Welches Managementmodell präferieren Sie für reife Volkswirtschaften?

Prof. Dr. R. J. Langhammer: Hier können eine Dezentralisierung von Entscheidungen und die Beteiligung von Mitarbeitern an Entscheidungen zu mehr Produktivität führen. In einer Matrixstruktur beispielsweise managt der Mitarbeiter quasi seinen Chef, weil er verschiedenen Arbeitsgruppen angehört und verschiedenen Chefs unterstellt ist. Er muss die Kompatibilität der Entscheidung auf verschiedene Anforderungen hin überprüfen. Das schafft Anreize, schafft Zufriedenheit, schafft Produktivität.

Es schafft aber auch Komplexität.

Prof. Dr. R. J. Langhammer: Ja, deshalb dürfen Sie nicht alles der Dynamik des dezentralen Entscheidungsprozesses überlassen, sondern das Management muss eine Richtung vorgeben und diese auch vorleben.
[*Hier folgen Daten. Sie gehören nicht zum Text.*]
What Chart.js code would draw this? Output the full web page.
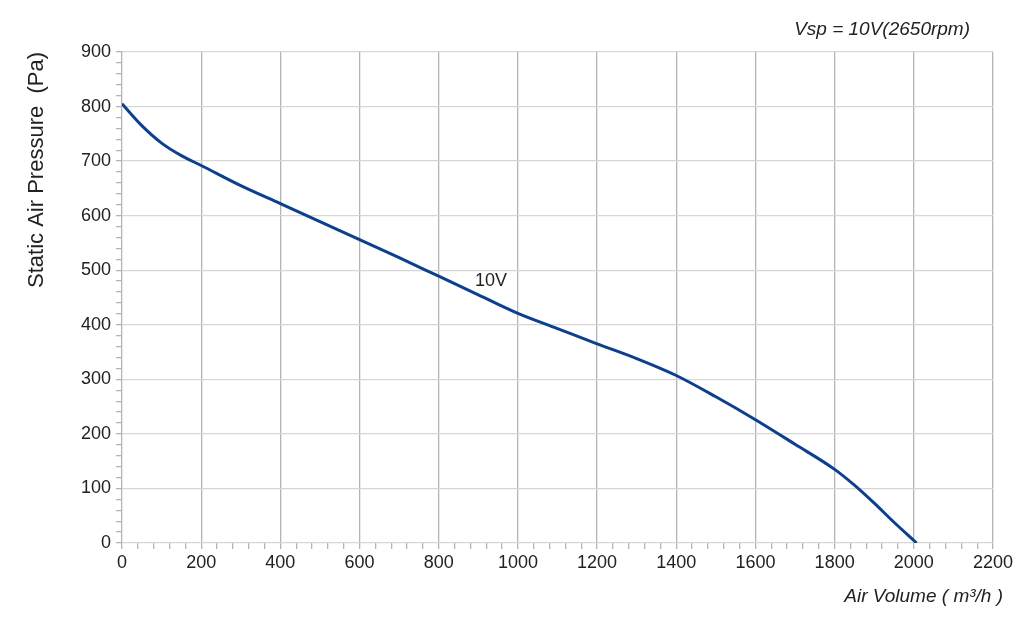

Es gilt, eine Balance zwischen Bottom-up und Top-down bzw. zwischen einer Matrixstruktur und einer hierarchischen Linienstruktur zu finden.
Unabhängig davon ist es wichtig, dass sich das Arbeitsfeld eines Mitarbeiters vom Job bzw. Arbeitsplatz hin zur Aufgabe verändert.

Was unterscheidet den Job von einer Aufgabe?

Prof. Dr. R. J. Langhammer: Viele Mitarbeiter - insbesondere in großen Konzernen - haben keinen Jobs mehr im Sinne eines fest definierten Arbeitsplatzes , sondern zeitlich befristete Aufgaben, sogenannte Tasks.
Dies fördert die Leistungsfähigkeit. Denn nichts motiviert mehr, als Personen mit neuen Aufgaben und neuen Herausforderungen zu konfrontieren.
Zudem arbeiten die Mitarbeiter in variablen Arbeitsgruppen, in denen Personen mit verschiedenen Hintergründen ein gemeinsames Ziel anstreben. Das setzt neue Ideen frei. So können notwendige Innovationen, auch und gerade für das Wachstum der deutschen Wirtschaft entstehen.